We present a generalization of the Ambrose-Singer Theorem for non-metric instances and apply this to symplectic homogeneous manifolds.
Joint work with Marco Castrillón López.
Generalized geometry has proven to be a powerful unifying framework for different geometries such as complex, symplectic, Poisson and the like. The theory of generalized metrics has led to further links to other geometries, e.g. bihermitian geometry, which are also of interest in supersymmetric sigma models in string theory.

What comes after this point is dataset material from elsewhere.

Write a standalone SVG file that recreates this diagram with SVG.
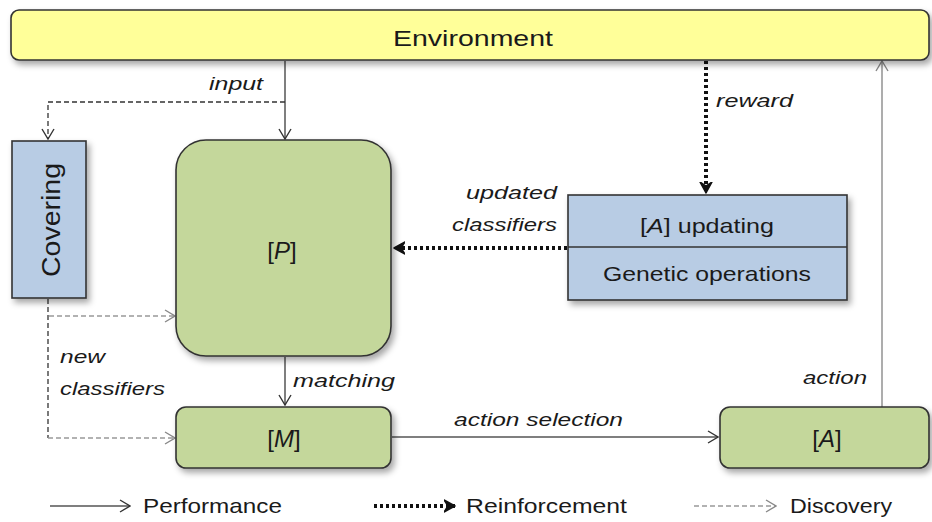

In this talk we will give a gentle introduction to generalized geometry, focusing in particular on the Riemannian aspect of the theory.
In my talk I will explain how to use tools from symplectic geometry and Hamiltonian dynamics to tackle the following problem: Can we send a rocket between any two points in the gravitational field of the Moon and the Earth, using the engines only at the beginning and at the end of the journey?
Topological Quantum Field Theories (TQFTs) are powerful algebro-geometric tools that provide us with a new way of computing topological and algebraic invariants of closed manifolds. In particular, cobordism categories play a fundamental role in the formulation of TQFTs, providing a geometric framework that connects category theory, topology and theoretical physics. We will focus on the application of Morse theory to the study of the two-dimensional case and the associated bicategory of bordisms.
The Atiyah-Singer index theorem brings together ideas from analysis, geometry, and topology, and generalizes many important results such as the Gauss-Bonnet and Riemann-Roch theorems. In this talk, we present the key objects in the statement, sketch one of the different proofs that have been given, and describe an extension to manifolds with boundary. We discuss how this last extension is the starting point of $b$-geometry, a framework to work with singular differential forms.